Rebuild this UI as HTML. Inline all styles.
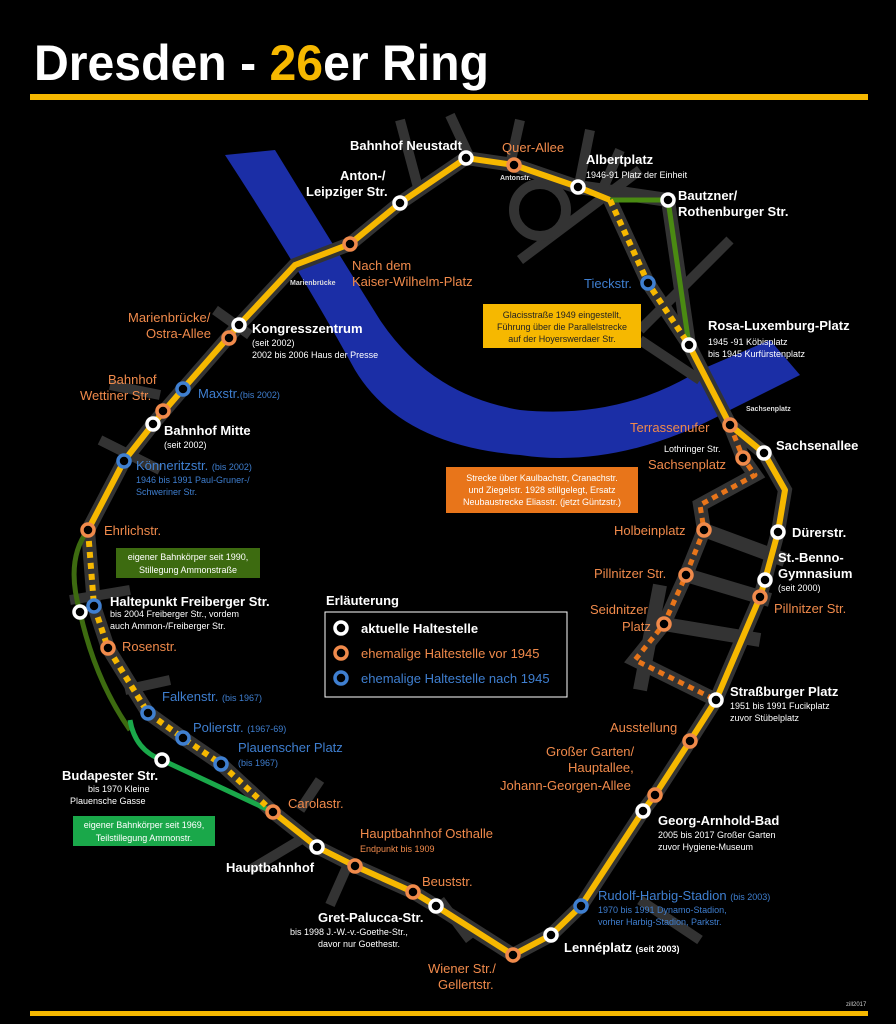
<!DOCTYPE html>
<html><head><meta charset="utf-8"><style>
html,body{margin:0;padding:0;background:#000;}
svg{display:block;font-family:"Liberation Sans",sans-serif;}
.w{fill:#fff;font-weight:bold;}
.o{fill:#f08a4b;}
.b{fill:#3f7fd0;}
.s{fill:#ddd;font-size:7px;font-weight:bold;}
</style></head><body>
<svg width="896" height="1024" viewBox="0 0 896 1024" xmlns="http://www.w3.org/2000/svg">
<rect width="896" height="1024" fill="#000"/>
<text x="34" y="80" font-size="50" font-weight="bold" fill="#fff" textLength="455" lengthAdjust="spacingAndGlyphs">Dresden - <tspan fill="#f6b800">26</tspan>er Ring</text>
<rect x="30" y="94" width="838" height="6" fill="#f6b800"/>
<rect x="30" y="1011" width="838" height="5" fill="#f6b800"/>
<text x="846" y="1006" font-size="6" fill="#ccc">zill2017</text>

<!-- river -->
<path d="M225,155 L275,150 Q330,240 380,320 Q430,395 520,410 Q620,420 700,370 L770,340 L800,375 L730,410 Q620,470 520,455 Q400,445 355,370 Q300,270 225,155 Z" fill="#1b2ea6"/>

<!-- streets -->
<g stroke="#333" stroke-width="14" fill="none" stroke-linecap="butt">
<path d="M466,158 L514,165 L578,187 L668,200 L689,345 L730,425 L764,453 L785,490 L778,532 L765,580 L760,597 L716,700 L690,741 L655,795 L643,811 L581,906 L551,935 L513,955 L436,906 L413,892 L355,866 L317,847 L273,812 L221,764 L183,738 L148,713 L108,648 L94,606 L88,530 L124,461 L153,424 L183,389 L239,325 L295,265 L350,244 L400,203 L466,158"/>
<path d="M610,200 L648,283 L689,345"/>
<path d="M730,425 L743,458 L755,475 L700,505 L704,530 L686,575 L664,624 L635,660 L716,700"/>
<path d="M704,530 L785,560 M686,575 L770,600 M664,624 L760,640 M660,585 L640,690"/>
</g>
<g stroke="#333" stroke-width="10">
<path d="M400,120 L420,195 M450,115 L470,158 M520,120 L510,165 M590,130 L578,190 M620,150 L600,195 M730,240 L640,330 M700,380 L640,340 M100,440 L160,470 M70,600 L130,590 M125,690 L170,680 M320,780 L300,810 M215,310 L250,335 M110,385 L160,395 M330,905 L350,860 M470,940 L440,900 M700,940 L640,900 M250,870 L300,840 M640,170 L520,260"/>
</g>
<circle cx="540" cy="210" r="26" fill="none" stroke="#333" stroke-width="10"/>

<!-- lines -->
<g fill="none" stroke-linejoin="round">
<path d="M273,812 L317,847 L355,866 L413,892 L436,906 L513,955 L551,935 L581,906 L643,811 L655,795 L690,741 L716,700 L760,597 L765,580 L778,532 L785,490 L764,453 L730,425 L689,345" stroke="#f6b800" stroke-width="6"/>
<path d="M88,530 L124,461 L153,424 L183,389 L239,325 L295,265 L350,244 L400,203 L466,158 L514,165 L578,187 L610,200" stroke="#f6b800" stroke-width="6"/>
<path d="M610,200 L668,200 L689,345" stroke="#4a8a12" stroke-width="5"/>
<path d="M610,200 L648,283 L689,345" stroke="#f6b800" stroke-width="6" stroke-dasharray="6,5"/>
<path d="M88,530 Q65,560 80,612 Q95,680 130,730" stroke="#3d6b10" stroke-width="5"/>
<path d="M130,720 Q135,750 162,760 L273,812" stroke="#1aa84a" stroke-width="5"/>
<path d="M88,530 L94,606 L108,648 L148,713 L183,738 L221,764 L273,812" stroke="#f6b800" stroke-width="6" stroke-dasharray="6,5"/>
<path d="M730,425 L743,458 L755,475 L700,505 L704,530 L686,575 L664,624 L635,660 L716,700" stroke="#e8751a" stroke-width="5" stroke-dasharray="6,5"/>
</g>

<!-- stations -->
<g stroke-width="3.5" fill="#000">
<g stroke="#fff">
<circle cx="466" cy="158" r="6"/><circle cx="578" cy="187" r="6"/><circle cx="400" cy="203" r="6"/><circle cx="668" cy="200" r="6"/>
<circle cx="689" cy="345" r="6"/><circle cx="239" cy="325" r="6"/><circle cx="153" cy="424" r="6"/><circle cx="764" cy="453" r="6"/>
<circle cx="778" cy="532" r="6"/><circle cx="765" cy="580" r="6"/><circle cx="80" cy="612" r="6"/><circle cx="716" cy="700" r="6"/>
<circle cx="162" cy="760" r="6"/><circle cx="643" cy="811" r="6"/><circle cx="317" cy="847" r="6"/><circle cx="436" cy="906" r="6"/>
<circle cx="551" cy="935" r="6"/>
</g>
<g stroke="#f08a4b">
<circle cx="514" cy="165" r="6"/><circle cx="350" cy="244" r="6"/><circle cx="229" cy="338" r="6"/><circle cx="163" cy="411" r="6"/>
<circle cx="88" cy="530" r="6"/><circle cx="730" cy="425" r="6"/><circle cx="743" cy="458" r="6"/><circle cx="704" cy="530" r="6"/>
<circle cx="686" cy="575" r="6"/><circle cx="760" cy="597" r="6"/><circle cx="664" cy="624" r="6"/><circle cx="108" cy="648" r="6"/>
<circle cx="690" cy="741" r="6"/><circle cx="655" cy="795" r="6"/><circle cx="273" cy="812" r="6"/><circle cx="355" cy="866" r="6"/>
<circle cx="413" cy="892" r="6"/><circle cx="513" cy="955" r="6"/>
</g>
<g stroke="#3f7fd0">
<circle cx="648" cy="283" r="6"/><circle cx="183" cy="389" r="6"/><circle cx="124" cy="461" r="6"/><circle cx="94" cy="606" r="6"/>
<circle cx="148" cy="713" r="6"/><circle cx="183" cy="738" r="6"/><circle cx="221" cy="764" r="6"/><circle cx="581" cy="906" r="6"/>
</g>
</g>

<!-- labels -->
<g font-size="13">
<text x="350" y="150" class="w">Bahnhof Neustadt</text>
<text x="502" y="152" class="o">Quer-Allee</text>
<text x="586" y="164" class="w">Albertplatz</text>
<text x="586" y="178" font-size="9" fill="#fff">1946-91 Platz der Einheit</text>
<text x="678" y="200" class="w">Bautzner/</text>
<text x="678" y="216" class="w">Rothenburger Str.</text>
<text x="340" y="180" class="w">Anton-/</text>
<text x="306" y="196" class="w">Leipziger Str.</text>
<text x="352" y="270" class="o">Nach dem</text>
<text x="352" y="286" class="o">Kaiser-Wilhelm-Platz</text>
<text x="584" y="288" class="b">Tieckstr.</text>
<text x="708" y="330" class="w">Rosa-Luxemburg-Platz</text>
<text x="708" y="345" font-size="9" fill="#fff">1945 -91 Köbisplatz</text>
<text x="708" y="357" font-size="9" fill="#fff">bis 1945 Kurfürstenplatz</text>
<text x="128" y="322" class="o">Marienbrücke/</text>
<text x="146" y="338" class="o">Ostra-Allee</text>
<text x="252" y="333" class="w">Kongresszentrum</text>
<text x="252" y="346" font-size="9" fill="#fff">(seit 2002)</text>
<text x="252" y="358" font-size="9" fill="#fff">2002 bis 2006 Haus der Presse</text>
<text x="108" y="384" class="o">Bahnhof</text>
<text x="80" y="400" class="o">Wettiner Str.</text>
<text x="198" y="398" class="b">Maxstr.<tspan font-size="9">(bis 2002)</tspan></text>
<text x="164" y="435" class="w">Bahnhof Mitte</text>
<text x="164" y="448" font-size="9" fill="#fff">(seit 2002)</text>
<text x="136" y="470" class="b">Könneritzstr. <tspan font-size="9">(bis 2002)</tspan></text>
<text x="136" y="483" font-size="9" fill="#3f7fd0">1946 bis 1991 Paul-Gruner-/</text>
<text x="136" y="495" font-size="9" fill="#3f7fd0">Schweriner Str.</text>
<text x="104" y="535" class="o">Ehrlichstr.</text>
<text x="110" y="606" class="w">Haltepunkt Freiberger Str.</text>
<text x="110" y="617" font-size="9" fill="#fff">bis 2004 Freiberger Str., vordem</text>
<text x="110" y="629" font-size="9" fill="#fff">auch Ammon-/Freiberger Str.</text>
<text x="122" y="651" class="o">Rosenstr.</text>
<text x="162" y="701" class="b">Falkenstr. <tspan font-size="9">(bis 1967)</tspan></text>
<text x="193" y="732" class="b">Polierstr. <tspan font-size="9">(1967-69)</tspan></text>
<text x="238" y="752" class="b">Plauenscher Platz</text>
<text x="238" y="766" font-size="9" fill="#3f7fd0">(bis 1967)</text>
<text x="62" y="780" class="w">Budapester Str.</text>
<text x="88" y="792" font-size="9" fill="#fff">bis 1970 Kleine</text>
<text x="70" y="804" font-size="9" fill="#fff">Plauensche Gasse</text>
<text x="288" y="808" class="o">Carolastr.</text>
<text x="226" y="872" class="w">Hauptbahnhof</text>
<text x="360" y="838" class="o">Hauptbahnhof Osthalle</text>
<text x="360" y="852" font-size="9" fill="#f08a4b">Endpunkt bis 1909</text>
<text x="422" y="886" class="o">Beuststr.</text>
<text x="318" y="922" class="w">Gret-Palucca-Str.</text>
<text x="290" y="935" font-size="9" fill="#fff">bis 1998 J.-W.-v.-Goethe-Str.,</text>
<text x="318" y="947" font-size="9" fill="#fff">davor nur Goethestr.</text>
<text x="428" y="973" class="o">Wiener Str./</text>
<text x="438" y="989" class="o">Gellertstr.</text>
<text x="564" y="952" class="w">Lennéplatz <tspan font-size="9">(seit 2003)</tspan></text>
<text x="598" y="900" class="b">Rudolf-Harbig-Stadion <tspan font-size="9">(bis 2003)</tspan></text>
<text x="598" y="913" font-size="9" fill="#3f7fd0">1970 bis 1991 Dynamo-Stadion,</text>
<text x="598" y="925" font-size="9" fill="#3f7fd0">vorher Harbig-Stadion, Parkstr.</text>
<text x="658" y="825" class="w">Georg-Arnhold-Bad</text>
<text x="658" y="838" font-size="9" fill="#fff">2005 bis 2017 Großer Garten</text>
<text x="658" y="850" font-size="9" fill="#fff">zuvor Hygiene-Museum</text>
<text x="546" y="756" class="o">Großer Garten/</text>
<text x="568" y="772" class="o">Hauptallee,</text>
<text x="500" y="790" class="o">Johann-Georgen-Allee</text>
<text x="610" y="732" class="o">Ausstellung</text>
<text x="730" y="696" class="w">Straßburger Platz</text>
<text x="730" y="709" font-size="9" fill="#fff">1951 bis 1991 Fucikplatz</text>
<text x="730" y="721" font-size="9" fill="#fff">zuvor Stübelplatz</text>
<text x="590" y="614" class="o">Seidnitzer</text>
<text x="622" y="631" class="o">Platz</text>
<text x="594" y="578" class="o">Pillnitzer Str.</text>
<text x="774" y="613" class="o">Pillnitzer Str.</text>
<text x="778" y="562" class="w">St.-Benno-</text>
<text x="778" y="578" class="w">Gymnasium</text>
<text x="778" y="591" font-size="9" fill="#fff">(seit 2000)</text>
<text x="614" y="535" class="o">Holbeinplatz</text>
<text x="792" y="537" class="w">Dürerstr.</text>
<text x="776" y="450" class="w">Sachsenallee</text>
<text x="630" y="432" class="o">Terrassenufer</text>
<text x="664" y="452" font-size="9" fill="#fff">Lothringer Str.</text>
<text x="648" y="469" class="o">Sachsenplatz</text>
</g>
<g class="s">
<text x="746" y="411">Sachsenplatz</text>
<text x="500" y="180">Antonstr.</text>
<text x="290" y="285">Marienbrücke</text>
</g>

<!-- notes -->
<rect x="483" y="304" width="158" height="44" fill="#f6b800"/>
<g font-size="9" fill="#222" text-anchor="middle"><text x="562" y="318">Glacisstraße 1949 eingestellt,</text><text x="562" y="330">Führung über die Parallelstrecke</text><text x="562" y="342">auf der Hoyerswerdaer Str.</text></g>
<rect x="446" y="467" width="192" height="46" fill="#e8751a"/>
<g font-size="9" fill="#fff" text-anchor="middle"><text x="542" y="481">Strecke über Kaulbachstr, Cranachstr.</text><text x="542" y="493">und Ziegelstr. 1928 stillgelegt, Ersatz</text><text x="542" y="505">Neubaustrecke Eliasstr. (jetzt Güntzstr.)</text></g>
<rect x="116" y="548" width="144" height="30" fill="#3d6b10"/>
<g font-size="9" fill="#fff" text-anchor="middle"><text x="188" y="560">eigener Bahnkörper seit 1990,</text><text x="188" y="573">Stillegung Ammonstraße</text></g>
<rect x="73" y="816" width="142" height="30" fill="#1aa84a"/>
<g font-size="9" fill="#fff" text-anchor="middle"><text x="144" y="828">eigener Bahnkörper seit 1969,</text><text x="144" y="841">Teilstillegung Ammonstr.</text></g>

<!-- legend -->
<text x="326" y="605" font-size="13" class="w">Erläuterung</text>
<rect x="325" y="612" width="242" height="85" fill="#000" stroke="#fff" stroke-width="1"/>
<g stroke-width="3.5" fill="#000"><circle cx="341" cy="628" r="6" stroke="#fff"/><circle cx="341" cy="653" r="6" stroke="#f08a4b"/><circle cx="341" cy="678" r="6" stroke="#3f7fd0"/></g>
<text x="361" y="633" font-size="13" class="w">aktuelle Haltestelle</text>
<text x="361" y="658" font-size="13" class="o">ehemalige Haltestelle vor 1945</text>
<text x="361" y="683" font-size="13" class="b">ehemalige Haltestelle nach 1945</text>
</svg>
</body></html>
•••
From the opening line of the listing above through the line bearing "L275,150 Q330,240 380,320", repeat each line exactly. Drop every picture.

Rebuild this UI as HTML. Inline all styles.
<!DOCTYPE html>
<html><head><meta charset="utf-8"><style>
html,body{margin:0;padding:0;background:#000;}
svg{display:block;font-family:"Liberation Sans",sans-serif;}
.w{fill:#fff;font-weight:bold;}
.o{fill:#f08a4b;}
.b{fill:#3f7fd0;}
.s{fill:#ddd;font-size:7px;font-weight:bold;}
</style></head><body>
<svg width="896" height="1024" viewBox="0 0 896 1024" xmlns="http://www.w3.org/2000/svg">
<rect width="896" height="1024" fill="#000"/>
<text x="34" y="80" font-size="50" font-weight="bold" fill="#fff" textLength="455" lengthAdjust="spacingAndGlyphs">Dresden - <tspan fill="#f6b800">26</tspan>er Ring</text>
<rect x="30" y="94" width="838" height="6" fill="#f6b800"/>
<rect x="30" y="1011" width="838" height="5" fill="#f6b800"/>
<text x="846" y="1006" font-size="6" fill="#ccc">zill2017</text>

<!-- river -->
<path d="M225,155 L275,150 Q330,240 380,320 Q430,395 520,410 Q620,420 700,370 L770,340 L800,375 L730,410 Q620,470 520,455 Q400,445 355,370 Q300,270 225,155 Z" fill="#1b2ea6"/>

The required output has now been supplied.